Elon Musk has announced plans to colonize Mars in the near future and NASA is planning a manned mission to the red planet in the 2030’s, but for some reason we aren’t talking about Venus.
The second planet in our solar system, Venus, is much closer than Mars, has Earthlike gravity, and a heavier atmosphere could offer better protection to interplanetary settlers than the red planet.
It’s so similar to our planet it’s been nicknamed “Earth’s twin next door,” so why isn’t anyone talking about colonizing Venus, sometimes lovingly referred to as the Evening Star. Gabe Perez-Giz and the people over at PBS’s popular web series SpaceTime say it all has to do with something they call Surfacism.
“Ever since the days of seafaring exploration we’ve had an obsession with landing on the surface of things. If you don’t plant a flag on something it’s almost like having gotten there doesn’t count.”
Venus is 8.7 million miles closer to our planet than Mars meaning a spaceflight from Earth would be 30 to 50 percent shorter, which is why we sent probes to Venus long before we sent them to the red planet.
It also means a manned mission to the second planet in the solar system would require significantly less fuel, food, and supplies for astronauts and potential settlers, which would translate into a cheaper trip. That has real meaning if mankind ever intends to establish offworld colonies and become a two planet species.
The thick atmosphere on Venus would protect astronauts better than the thin layer of protection offered by the red planet and the presence of carbon dioxide means colonists could potentially produce their own oxygen.
The planet’s heavier gravity, much more like that of Earth than Mars could ever be, would be easier on the bodies of space explorers and prevent the bone loss present in astronauts who spend a lot of time in space.
Power is also an issue since Venus is much closer to the sun than Mars, solar panels would produce much more energy than those on the red planet.
Why not Venus?
Popular culture is enchanted with the idea of colonizing Mars; the red planet has inspired a number of books and movies, which has prompted the spacefaring nations of the world to aim for the red planet instead of Venus.

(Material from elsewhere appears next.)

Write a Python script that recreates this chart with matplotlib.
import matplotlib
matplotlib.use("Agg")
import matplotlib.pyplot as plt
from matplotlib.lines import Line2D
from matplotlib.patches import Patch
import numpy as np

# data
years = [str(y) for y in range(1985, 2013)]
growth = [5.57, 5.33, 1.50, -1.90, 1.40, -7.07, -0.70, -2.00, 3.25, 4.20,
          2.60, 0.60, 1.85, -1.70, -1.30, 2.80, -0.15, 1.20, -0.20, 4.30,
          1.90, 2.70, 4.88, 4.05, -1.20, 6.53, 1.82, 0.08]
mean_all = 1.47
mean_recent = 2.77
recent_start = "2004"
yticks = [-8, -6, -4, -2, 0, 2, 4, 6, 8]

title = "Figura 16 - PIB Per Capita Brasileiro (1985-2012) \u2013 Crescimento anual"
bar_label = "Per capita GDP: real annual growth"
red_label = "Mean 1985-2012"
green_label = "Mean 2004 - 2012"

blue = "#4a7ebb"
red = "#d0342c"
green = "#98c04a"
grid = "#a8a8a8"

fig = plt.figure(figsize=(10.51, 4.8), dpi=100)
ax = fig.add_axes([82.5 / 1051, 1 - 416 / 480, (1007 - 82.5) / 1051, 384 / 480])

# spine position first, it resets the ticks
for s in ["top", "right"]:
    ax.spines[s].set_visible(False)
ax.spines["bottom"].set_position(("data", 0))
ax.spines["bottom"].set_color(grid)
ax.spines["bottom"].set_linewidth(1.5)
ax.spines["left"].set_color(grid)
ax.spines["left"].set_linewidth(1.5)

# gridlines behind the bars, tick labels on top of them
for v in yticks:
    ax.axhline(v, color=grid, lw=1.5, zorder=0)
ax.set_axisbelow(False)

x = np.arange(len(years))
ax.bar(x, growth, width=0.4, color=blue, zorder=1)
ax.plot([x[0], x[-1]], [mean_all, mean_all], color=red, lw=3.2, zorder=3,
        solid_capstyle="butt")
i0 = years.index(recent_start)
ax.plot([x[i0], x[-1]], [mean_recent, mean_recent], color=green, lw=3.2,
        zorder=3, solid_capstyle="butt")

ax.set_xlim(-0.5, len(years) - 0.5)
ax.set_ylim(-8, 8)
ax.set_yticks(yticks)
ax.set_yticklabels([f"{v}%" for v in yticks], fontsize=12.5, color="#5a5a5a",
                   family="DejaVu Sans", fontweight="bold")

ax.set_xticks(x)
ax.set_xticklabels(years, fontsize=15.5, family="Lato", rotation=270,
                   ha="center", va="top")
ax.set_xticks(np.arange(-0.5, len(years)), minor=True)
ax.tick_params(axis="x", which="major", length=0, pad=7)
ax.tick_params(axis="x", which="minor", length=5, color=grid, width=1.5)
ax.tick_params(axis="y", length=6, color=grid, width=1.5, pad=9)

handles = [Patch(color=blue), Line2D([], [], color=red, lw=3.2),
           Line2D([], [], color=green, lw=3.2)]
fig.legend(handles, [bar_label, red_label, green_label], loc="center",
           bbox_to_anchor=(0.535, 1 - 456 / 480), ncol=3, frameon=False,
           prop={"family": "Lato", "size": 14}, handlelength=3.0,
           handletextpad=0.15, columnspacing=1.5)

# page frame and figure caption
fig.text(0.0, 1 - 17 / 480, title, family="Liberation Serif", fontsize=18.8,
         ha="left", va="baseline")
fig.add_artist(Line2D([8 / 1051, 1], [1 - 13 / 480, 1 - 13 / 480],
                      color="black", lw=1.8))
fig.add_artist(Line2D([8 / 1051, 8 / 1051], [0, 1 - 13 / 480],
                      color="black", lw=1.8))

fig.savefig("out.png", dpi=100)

Although Venus does have a solid surface like the Earth, humans can’t land there as the temperature hovers around 842 degrees Fahrenheit, a hot day by any measurement. The surface is also under intense pressure; any spacecraft that made planetfall would be crushed like an egg.

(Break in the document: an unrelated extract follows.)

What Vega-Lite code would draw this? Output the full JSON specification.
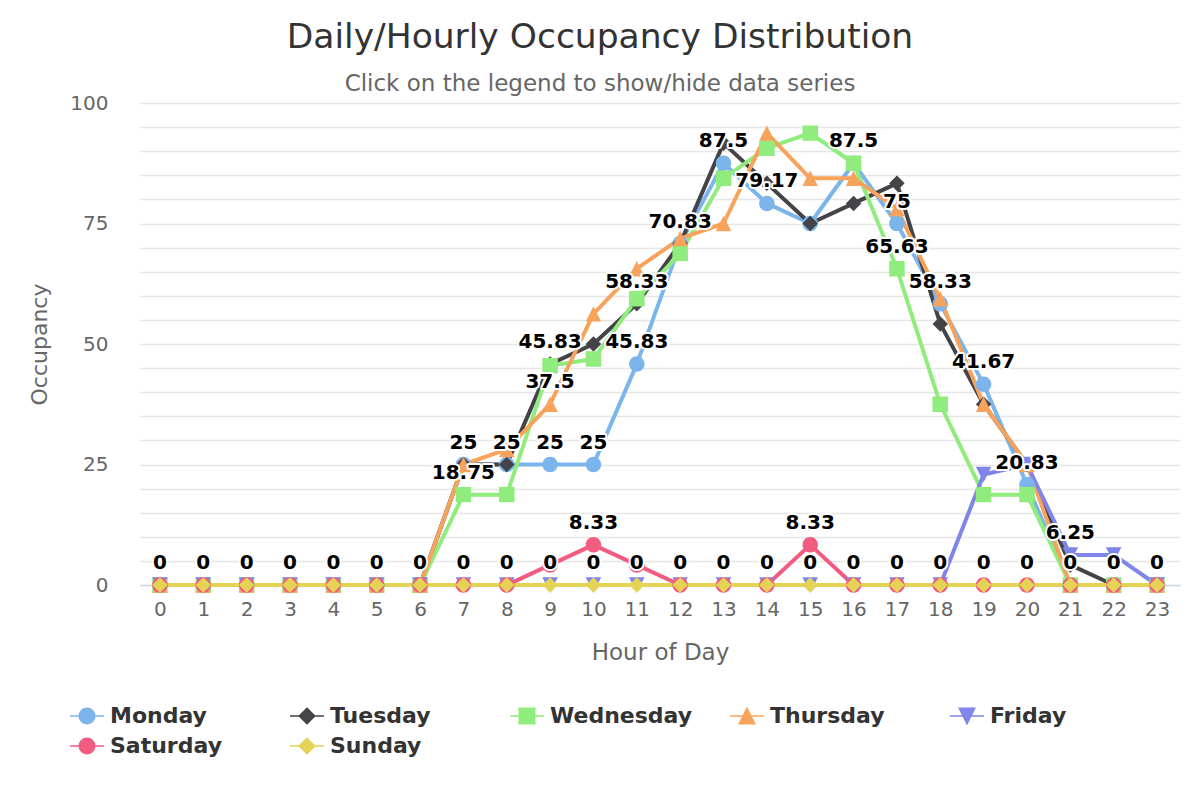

Some 30 miles above the surface, however, the temperature and pressure become much more like Earth than any other place in the solar system, so colonists could live in cloud cities like the one run by Lando Calrissian in Star Wars.
NASA in fact designed such a living environment, essentially a blimp city, and dubbed it the High Altitude Venus Operational Concept (HAVOC), NASA aerospace engineer Christopher A. Jones told CNN.

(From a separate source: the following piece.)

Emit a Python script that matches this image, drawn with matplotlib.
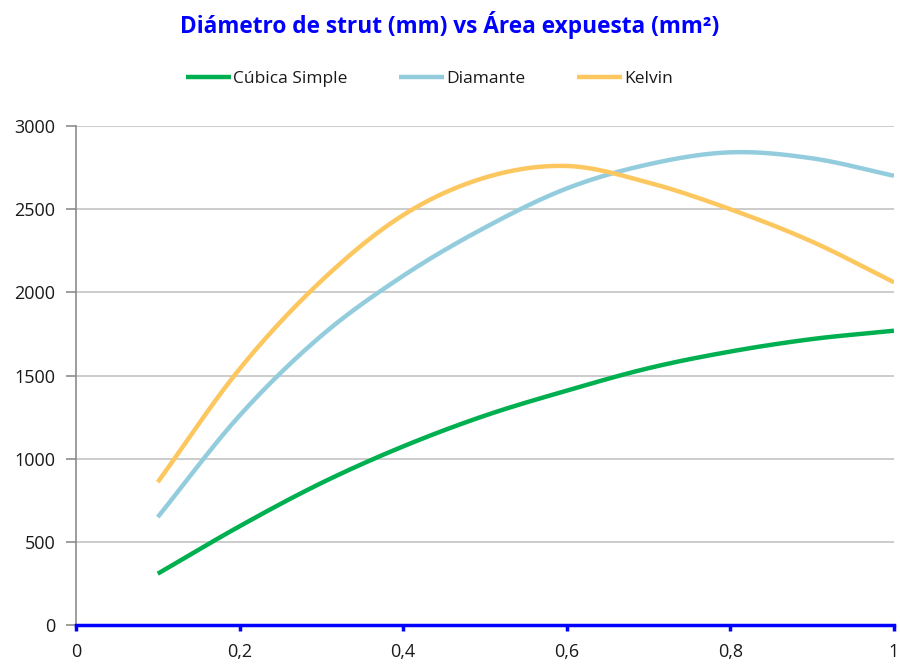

“One concept is a lighter-than-air vehicle that could carry either a host of instruments and probes, or a habitat and ascent vehicle for a crew of two astronauts to explore Venus for up to a month.”
The idea, so far just a concept, is that astronauts could live on the blimp city 30 miles above the surface of Venus for up to 30 days and eventually could evolve into a permanent human settlement.
The manned mission to Venus could be completed in less time than it would take to send astronauts to Mars, and it could serve as a stepping-stone to the red planet, Jones told CNN.
“Eventually, a short duration human mission would allow us to gain experience having humans live at another world, with the hope that it would someday be possible to live in the atmosphere permanently.”
The main problem with the concept is sending a spacecraft to Venus that isn’t designed to land on the planet’s surface.
Any spacecraft sent to the planet would need to slow itself with aerobraking maneuvers in time to for the blimp to deploy and be inflated so the airship would float above the ground instead of plummeting to the surface and being crushed like an egg, Jones told CNN.
“With advances in technology and further refinement of the concept, missions to the Venusian atmosphere can expand humanity’s future in space.”